Most of us probably began dabbling in dating sometime during high school. At best, our older siblings or someone’s parents would take us to the movies. Or we would “hang out” at someone’s house. We didn’t have enough money for anything spectacular, but we made vain attempts. And even when we could drive, teenage hormones sent us into orbit before we even left the driveway. This is a bad place to start.
College, (if yours was anything like mine) was one big hookup. We joke (but it’s pretty true) that you could sit on one side of the dining hall and pick a random person on the other side, and link to them through hookups across the room (6-degrees of separation?). Nobody dated in college. If they did, “dating” really was a term for who you happened to be shacking with at the time.

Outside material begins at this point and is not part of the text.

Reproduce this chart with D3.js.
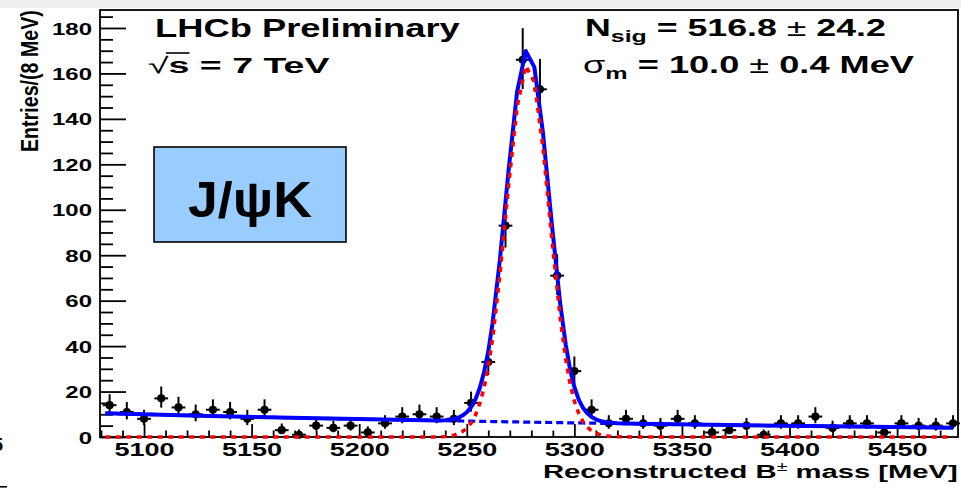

So what happened to the good, old-fashioned courting? Are women not worthy of being wooed anymore? Are men truly interested in only one thing? And how did courting die? Who killed it?
I notice that the further I get from undergrad, the better “dates” are getting. Perhaps it’s because we have money now and can do bigger things. But really, it’s not about the grandiose date. Some of my more favorite ones have been simply a picnic on the Saugatuck beach at sunset one summer, or something similar.
But I digress. From a woman’s point of view (and I’ve touched on this before), many of us still appreciate being treated with kindness and respect. We enjoy being flattered with flowers and doors being held open. It makes us feel important, cared for. And I understand that we women in law have a particularly difficult row to hoe because we are viewed as “independent” and whatnot, but those things aside, I think there is a soft and girly woman in all of us ladies. (gasp!)
But courting does something different for us too: it makes us feel confident in a relationship. It gives us a sense of where a guy stands; if he takes the time to open a door, it’s a conscious step of doing something nice for the lady he is with. And this is major bonus points (as easy and as cheap as it is). And when we are confident in a relationship, things are considerably better, stronger, more intense.
So why are guys averse to courting? Or maybe they are still shaking off the remnants of college “dating.” Either way, memo to guys: courting isn’t a bad thing. And 2 dates a relationship does not make. There is no need to get estranged after 2 or 3 great dates … at this stage in our lives, it is actually dating, and not the high school or college vision of dates=exclusive relationship.
This is not something I can single-handedly bring back. But damnit, I can certainly try. And so can you, guys! So go on, woo a woman. It might even be fun!